In early tests of AV solutions, many users preferred to provide simply their credit card details, which is also likely to be sufficient for accessing pornography, subject to the detailed requirements that will be set by Ofcom.  For some, this may be too close to ID, or present a further financial risk they prefer not to run.  Another alternative is your mobile phone,  as these are restricted unless you prove your age to your network provider, and that can be the basis of an age check to access content in other ways as well.

Can I just use a Virtual Private Network?

You can, but this does not affect the compliance record of the site you are accessing.  However you reach it – conventionally, with a VPN or using two paper cups and a piece of string, if UK users are given access to adult content the site will be required to apply age verification or face fines, access and support service blocking.

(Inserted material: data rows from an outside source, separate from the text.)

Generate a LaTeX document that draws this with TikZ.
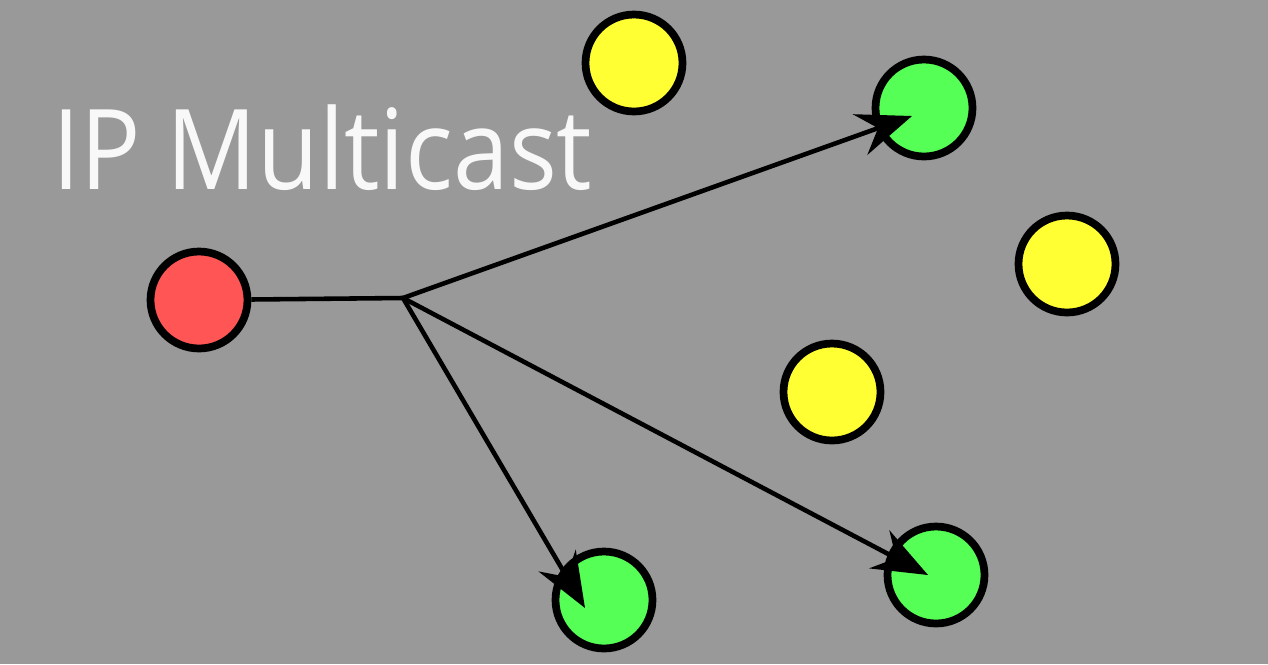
\documentclass[tikz,border=0pt]{standalone}
\usepackage{fontspec}
\setmainfont{Open Sans}
\newfontfamily\titlefont[FakeStretch=0.9]{Open Sans}
\usetikzlibrary{arrows.meta}
\definecolor{bggray}{RGB}{153,153,153}
\definecolor{senderred}{RGB}{255,85,85}
\definecolor{membergreen}{RGB}{85,255,85}
\definecolor{hostyellow}{RGB}{255,255,51}
\definecolor{titlewhite}{RGB}{248,248,248}
\tikzset{
	host/.style={circle, draw=black, line width=4.4pt, minimum size=1.94cm, inner sep=0pt},
	link/.style={line width=2.6pt, draw=black},
	cast/.style={link, -{Stealth[length=1.1cm, width=0.86cm, inset=0.38cm]}}
}

\begin{document}
\begin{tikzpicture}[x=0.02cm, y=-0.02cm]
		%%%%% START %%%%%
		
		\fill[bggray] (0, 0) rectangle (1268, 664);
		\useasboundingbox (0, 0) rectangle (1268, 664);
		
		\node[anchor=base west, inner sep=0pt, text=titlewhite, font=\titlefont\fontsize{63.5}{63.5}\selectfont] (title) at (52, 189) {IP Multicast};
		
		\node[host, fill=senderred] (sender) at (199, 300) {};
		
		\node[host, fill=hostyellow] (idleA) at (634, 63) {};
		\node[host, fill=hostyellow] (idleB) at (1067, 264) {};
		\node[host, fill=hostyellow] (idleC) at (832, 392) {};
		
		\node[host, fill=membergreen] (memberA) at (924, 108) {};
		\node[host, fill=membergreen] (memberB) at (604, 600) {};
		\node[host, fill=membergreen] (memberC) at (936, 575) {};
		
		\coordinate (hub) at (403, 298);
		\coordinate (tipA) at (912, 116);
		\coordinate (tipB) at (585, 608);
		\coordinate (tipC) at (928, 575);
		
		\draw[link] (sender) -- (hub);
		\draw[cast] (hub) -- (tipA);
		\draw[cast] (hub) -- (tipB);
		\draw[cast] (hub) -- (tipC);
		
		%%%%% END %%%%%
	\end{tikzpicture}
\end{document}
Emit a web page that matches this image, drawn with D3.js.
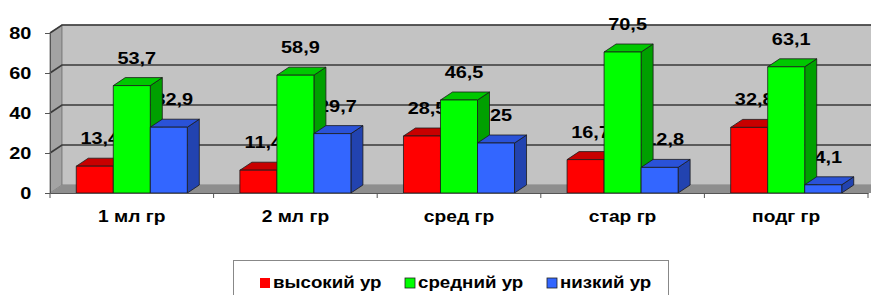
<!DOCTYPE html>
<html>
<head>
<meta charset="utf-8">
<script src="https://cdn.jsdelivr.net/npm/d3@7"></script>
<style>
  body { margin: 0; background: #fff; }
  text { font-family: "Liberation Sans", Arial, sans-serif; font-weight: bold; fill: #000; }
</style>
</head>
<body>
<svg id="chart" width="871" height="295"></svg>
<script>
// ---- data ----
const categories = ['1 мл гр', '2 мл гр', 'сред гр', 'стар гр', 'подг гр'];
const seriesNames = ['высокий ур', 'средний ур', 'низкий ур'];
const highLevel = [13.4, 11.4, 28.5, 16.7, 32.8];
const midLevel = [53.7, 58.9, 46.5, 70.5, 63.1];
const lowLevel = [32.9, 29.7, 25, 12.8, 4.1];
const labelText = [
  ['13,4', '11,4', '28,5', '16,7', '32,8'],
  ['53,7', '58,9', '46,5', '70,5', '63,1'],
  ['32,9', '29,7', '25', '12,8', '4,1']
];
const yTicks = [0, 20, 40, 60, 80];

const seriesValues = [highLevel, midLevel, lowLevel];
const colors = [
  { front: '#ff0000', top: '#c80000', side: '#990000' },
  { front: '#00ff00', top: '#00c800', side: '#00a000' },
  { front: '#3366ff', top: '#2a52d8', side: '#2243b0' }
];

// ---- layout ----
const svg = d3.select('#chart');
const DX = 12, DY = -8; // depth offset of the 3D box
const STRETCH = 'scale(1.17,1)'; // the original's text is a bit wide
const x = d3.scaleBand().domain(categories).range([50, 868]);
const xs = d3.scaleBand().domain(seriesNames).range([0, x.bandwidth()]).paddingOuter(0.71);
const y = d3.scaleLinear().domain([0, 80]).range([193, 33]);

const x0 = 50, x1 = 868, yb = y(0), yt = y(80);
const pts = a => a.map(p => p.join(',')).join(' ');

// walls
svg.append('polygon').attr('points', pts([[x0, yb], [x0, yt], [x0 + DX, yt + DY], [x0 + DX, yb + DY]]))
  .attr('fill', '#a3a3a3').attr('stroke', '#808080');
svg.append('rect').attr('x', x0 + DX).attr('y', yt + DY).attr('width', x1 - x0 + 20).attr('height', yb - yt)
  .attr('fill', '#c3c3c3').attr('stroke', '#808080');
svg.append('polygon').attr('points', pts([[x0, yb], [x0 + DX, yb + DY], [x1 + DX + 20, yb + DY], [x1 + 20, yb]]))
  .attr('fill', '#8e8e8e');

// gridlines
yTicks.filter(t => t > 0).forEach(t => {
  svg.append('path')
    .attr('d', `M${x0},${y(t)}L${x0 + DX},${y(t) + DY}L${x1 + DX + 20},${y(t) + DY}`)
    .attr('fill', 'none').attr('stroke', '#3a3a3a').attr('stroke-width', 1.6);
});

// value labels (drawn behind the bars, as in the original)
seriesValues.forEach((vals, si) => {
  svg.append('g').selectAll('text').data(vals).join('text')
    .attr('transform', (d, i) => {
      const lx = x(categories[i]) + xs(seriesNames[si]) + xs.bandwidth() / 2 + 5;
      return `translate(${lx},${y(d) + DY - 14}) ${STRETCH}`;
    })
    .attr('text-anchor', 'middle')
    .attr('font-size', 17)
    .text((d, i) => labelText[si][i]);
});

// bars
categories.forEach((c, ci) => {
  seriesValues.forEach((vals, si) => {
    const v = vals[ci];
    const bx = x(c) + xs(seriesNames[si]);
    const w = xs.bandwidth();
    const top = y(v);
    const g = svg.append('g').attr('stroke', '#1a1a1a').attr('stroke-width', 0.8).attr('stroke-linejoin', 'round');
    g.append('polygon').attr('points', pts([[bx + w, yb], [bx + w, top], [bx + w + DX, top + DY], [bx + w + DX, yb + DY]]))
      .attr('fill', colors[si].side);
    g.append('polygon').attr('points', pts([[bx, top], [bx + DX, top + DY], [bx + w + DX, top + DY], [bx + w, top]]))
      .attr('fill', colors[si].top);
    g.append('rect').attr('x', bx).attr('y', top).attr('width', w).attr('height', yb - top)
      .attr('fill', colors[si].front);
  });
});

// axes
const yAxis = svg.append('g').attr('transform', `translate(${x0},0)`)
  .call(d3.axisLeft(y).tickValues(yTicks).tickSize(5).tickPadding(11));
yAxis.select('.domain').attr('stroke', '#555');
yAxis.selectAll('.tick line').attr('stroke', '#555');
yAxis.selectAll('text').attr('font-size', 17).attr('font-family', '"Liberation Sans", Arial, sans-serif')
  .attr('font-weight', 'bold').attr('fill', '#000').attr('transform', STRETCH);

const xAxis = svg.append('g').attr('transform', `translate(0,${yb})`)
  .call(d3.axisBottom(x).tickSize(0).tickPadding(18));
xAxis.select('.domain').attr('stroke', '#555');
xAxis.selectAll('text').attr('font-size', 16).attr('font-family', '"Liberation Sans", Arial, sans-serif')
  .attr('font-weight', 'bold').attr('fill', '#000').attr('transform', 'scale(1.2,1)');
xAxis.append('g').selectAll('line').data(d3.range(categories.length + 1)).join('line')
  .attr('x1', i => x0 + i * x.step()).attr('x2', i => x0 + i * x.step())
  .attr('y1', 0).attr('y2', 5).attr('stroke', '#555');

// legend
const lg = svg.append('g');
lg.append('rect').attr('x', 233.5).attr('y', 260.5).attr('width', 435).attr('height', 50)
  .attr('fill', '#fff').attr('stroke', '#888');
const legendX = [260, 405, 547];
seriesNames.forEach((s, i) => {
  lg.append('rect').attr('x', legendX[i]).attr('y', 278).attr('width', 10).attr('height', 10)
    .attr('fill', colors[i].front).attr('stroke', i ? '#222' : 'none').attr('stroke-width', 0.8);
  lg.append('text').attr('transform', `translate(${legendX[i] + 13},288) ${STRETCH}`)
    .attr('font-size', 16).text(s);
});
</script>
</body>
</html>
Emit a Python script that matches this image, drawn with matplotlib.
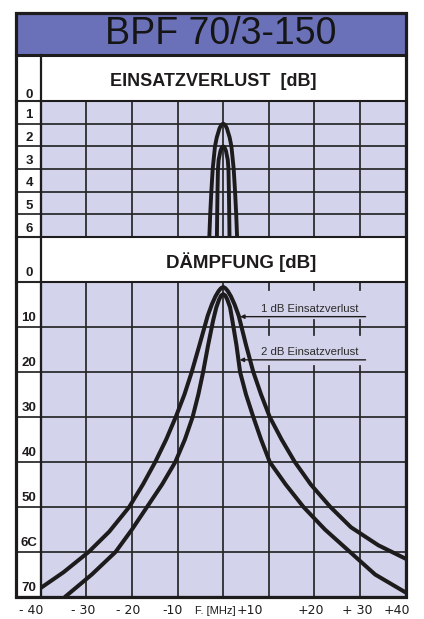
import matplotlib
matplotlib.use('Agg')
import matplotlib.pyplot as plt
from matplotlib.patches import Rectangle
from matplotlib.lines import Line2D

plt.rcParams['font.family'] = ['Liberation Sans', 'DejaVu Sans']

# ---------------- data ----------------
title = "BPF 70/3-150"
upper_title = "EINSATZVERLUST  [dB]"
lower_title = "DÄMPFUNG [dB]"

freq_grid = [-30, -20, -10, 0, 10, 20, 30]
x_tick_labels = ["- 40", "- 30", "- 20", "-10", "F. [MHz]", "+10", "+20", "+ 30", "+40"]

upper_ticks = [0, 1, 2, 3, 4, 5, 6]
lower_ticks = [0, 10, 20, 30, 40, 50, 60, 70]
lower_tick_labels = ["0", "10", "20", "30", "40", "50", "6C", "70"]

# insertion loss (upper panel)
il1_f = [-3.1, -2.85, -2.6, -2.3, -1.8, -1.4, -0.8, -0.4, 0.0, 0.4, 0.8, 1.4, 1.8, 2.3, 2.6, 2.85, 3.1]
il1_db = [6.3, 5.0, 4.0, 3.0, 2.0, 1.6, 1.2, 1.05, 1.0, 1.05, 1.2, 1.6, 2.0, 3.0, 4.0, 5.0, 6.3]
il2_f = [-1.4, -1.32, -1.25, -1.15, -1.0, -0.6, -0.3, 0.0, 0.3, 0.6, 1.0, 1.15, 1.25, 1.32, 1.4]
il2_db = [6.3, 5.0, 4.0, 3.0, 2.6, 2.2, 2.05, 2.0, 2.05, 2.2, 2.6, 3.0, 4.0, 5.0, 6.3]

# attenuation (lower panel), 1 dB insertion-loss version
att1_f = [-40, -35, -29.5, -25, -20.6, -17.6, -14.9, -12.5, -10.4, -8.5, -6.9, -5.2, -3.4,
          -2.5, -1.7, -1.0, -0.5, 0, 0.5, 1.0, 1.7, 2.5, 3.4, 5.0, 6.6, 8.3, 10.2, 12.8,
          15.7, 19.2, 23.5, 28, 34, 40]
att1_db = [68, 64.5, 60, 55.5, 50, 45, 40, 35, 30, 25, 20, 14, 7.5,
           5.0, 3.2, 2.0, 1.4, 1.1, 1.4, 2.0, 3.2, 5.0, 7.5, 14, 20, 25, 30, 35,
           40, 45, 50, 54.5, 58.5, 61.5]
# attenuation, 2 dB insertion-loss version
att2_f = [-34.7, -28.8, -23.6, -20.0, -16.7, -13.4, -10.5, -8.4, -6.7, -5.45, -4.4, -3.3,
          -2.2, -1.5, -0.9, -0.45, 0, 0.45, 0.9, 1.5, 2.0, 2.9, 3.7, 5.0, 6.6, 8.3, 10.2,
          13.7, 17.6, 22.3, 27.8, 33.3, 40]
att2_db = [70, 65, 60, 55, 50, 45, 40, 35, 30, 25, 20, 14,
           8.5, 5.6, 3.9, 3.0, 2.7, 3.0, 3.9, 5.6, 8.5, 14, 20, 25, 30, 35, 40,
           45, 50, 55, 60, 65, 69]

ann_labels = ["1 dB Einsatzverlust", "2 dB Einsatzverlust"]

# ---------------- layout ----------------
W, H = 424, 619
fig = plt.figure(figsize=(W / 100, H / 100), dpi=100)

def fx(px):
    return px / W

def fy(py):
    return 1 - py / H

LAV = '#d3d4ec'
BLUE = '#6a71b8'
INK = '#1d1b1b'
GRID = '#262626'
GLW = 1.25

L, R = 40.7, 405.7
FL, FR, FT, FB = 16, 406, 13, 597

fig.add_artist(Rectangle((fx(FL), fy(55)), fx(FR) - fx(FL), fy(FT) - fy(55),
                         transform=fig.transFigure, facecolor=BLUE, edgecolor='none', zorder=0))

ax_u = fig.add_axes([fx(L), fy(237), fx(R) - fx(L), fy(101) - fy(237)])
ax_l = fig.add_axes([fx(L), fy(597), fx(R) - fx(L), fy(282) - fy(597)])

for ax in (ax_u, ax_l):
    ax.set_facecolor(LAV)
    ax.set_xlim(-40, 40)
    ax.set_xticks([])
    ax.set_yticks([])
    for s in ax.spines.values():
        s.set_linewidth(1.5)
        s.set_color(INK)

ax_u.set_ylim(6, 0)
ax_l.set_ylim(70, 0)

xa_left = (FL - L) / (R - L)
lab_x = (29 - L) / (R - L)

# upper grid
for f in freq_grid:
    ax_u.axvline(f, color=GRID, lw=GLW, zorder=1)
for v in upper_ticks[1:-1]:
    ax_u.plot([xa_left, 1], [v, v], transform=ax_u.get_yaxis_transform(),
              color=GRID, lw=GLW, clip_on=False, zorder=1)
for v in (0, 6):
    ax_u.plot([xa_left, 0], [v, v], transform=ax_u.get_yaxis_transform(),
              color=GRID, lw=1.5, clip_on=False, zorder=1)
for v in upper_ticks:
    ax_u.text(lab_x, v - (0.27 if v == 0 else 0.37), str(v), transform=ax_u.get_yaxis_transform(),
              ha='center', va='center', fontsize=9.5, fontweight='bold', color=INK, clip_on=False)

# lower grid
for f in freq_grid:
    if f <= 0:
        ax_l.axvline(f, color=GRID, lw=GLW, zorder=1)
    else:
        ax_l.plot([f, f], [20, 70], color=GRID, lw=GLW, zorder=1)
        ax_l.plot([f, f], [0, 1.8], color=GRID, lw=GLW, zorder=1)
        ax_l.plot([f, f], [8.4, 11.8], color=GRID, lw=GLW, zorder=1)
        ax_l.plot([f, f], [18.6, 20], color=GRID, lw=GLW, zorder=1)
for v in lower_ticks[1:-1]:
    ax_l.plot([xa_left, 1], [v, v], transform=ax_l.get_yaxis_transform(),
              color=GRID, lw=GLW, clip_on=False, zorder=1)
for v in (0, 70):
    ax_l.plot([xa_left, 0], [v, v], transform=ax_l.get_yaxis_transform(),
              color=GRID, lw=1.5, clip_on=False, zorder=1)
for v, t in zip(lower_ticks, lower_tick_labels):
    ax_l.text(lab_x, v - 2.0, t, transform=ax_l.get_yaxis_transform(),
              ha='center', va='center', fontsize=9.5, fontweight='bold', color=INK, clip_on=False)

# curves
kw = dict(color=INK, zorder=3, solid_joinstyle='round', solid_capstyle='round')
ax_u.plot(il1_f, il1_db, lw=2.8, **kw)
ax_u.plot(il2_f, il2_db, lw=2.8, **kw)
ax_l.plot(att1_f, att1_db, lw=2.9, **kw)
ax_l.plot(att2_f, att2_db, lw=2.9, **kw)

# annotations
ann_text_y = [6.0, 15.6]
ann_line_y = [7.7, 17.3]
ann_tip_x = [3.7, 3.6]
for lab, ty, ly, tx in zip(ann_labels, ann_text_y, ann_line_y, ann_tip_x):
    ax_l.text(18.9, ty, lab, ha='center', va='center', fontsize=8.2, color='#2a2a2a', zorder=4)
    ax_l.annotate('', xy=(tx, ly), xytext=(31.2, ly),
                  arrowprops=dict(arrowstyle='-|>', lw=1.0, color=INK,
                                  mutation_scale=6, shrinkA=0, shrinkB=0), zorder=4)

# x labels
x_lab_pos = [-42.1, -30.7, -20.9, -11.2, -1.8, 5.9, 19.2, 29.3, 38.1]
for p, t in zip(x_lab_pos, x_tick_labels):
    num = t.startswith(('-', '+'))
    fig.text(fx(L + (p + 40) / 80 * (R - L)), fy(611), t,
             ha='center', va='center', fontsize=9 if num else 8,
             family=['DejaVu Sans'] if num else ['Liberation Sans'], color=INK)

# texts in bands
fig.text(fx(221), fy(34), title, ha='center', va='center', fontsize=27, color='#151515')
fig.text(fx(213), fy(82), upper_title, ha='center', va='center', fontsize=13, fontweight='bold', color=INK)
fig.text(fx(241), fy(262), lower_title, ha='center', va='center', fontsize=13.5, fontweight='bold', color=INK)

# frame lines
def hline(y, x0, x1, lw):
    fig.add_artist(Line2D([fx(x0), fx(x1)], [fy(y), fy(y)], transform=fig.transFigure,
                          color=INK, lw=lw, zorder=10))

def vline(x, y0, y1, lw):
    fig.add_artist(Line2D([fx(x), fx(x)], [fy(y0), fy(y1)], transform=fig.transFigure,
                          color=INK, lw=lw, zorder=10))

hline(55, FL, FR, 2.2)
vline(L, 55, FB, 1.6)
fig.add_artist(Rectangle((fx(FL), fy(FB)), fx(FR) - fx(FL), fy(FT) - fy(FB),
                         transform=fig.transFigure, facecolor='none', edgecolor=INK,
                         lw=2.3, zorder=11))

fig.savefig('out.png', dpi=100, facecolor='white')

But why should I share any data at all?

Age verification is only helping to enable the same level of protection for children when they are online, as we have offered them in the real world for centuries.  Adults suffer the inconvenience of proving their age at the till, or the cinema, or to enter a casino, but generally accept this as a small sacrifice to protect kids from adult activities. Online, technology can make this far less inconvenient than in real life, but without it, children will continue to have unrestricted access to all kinds of pornography, as well as the wider range of online harms where most people believe we have a duty to provide more protections to children than adults.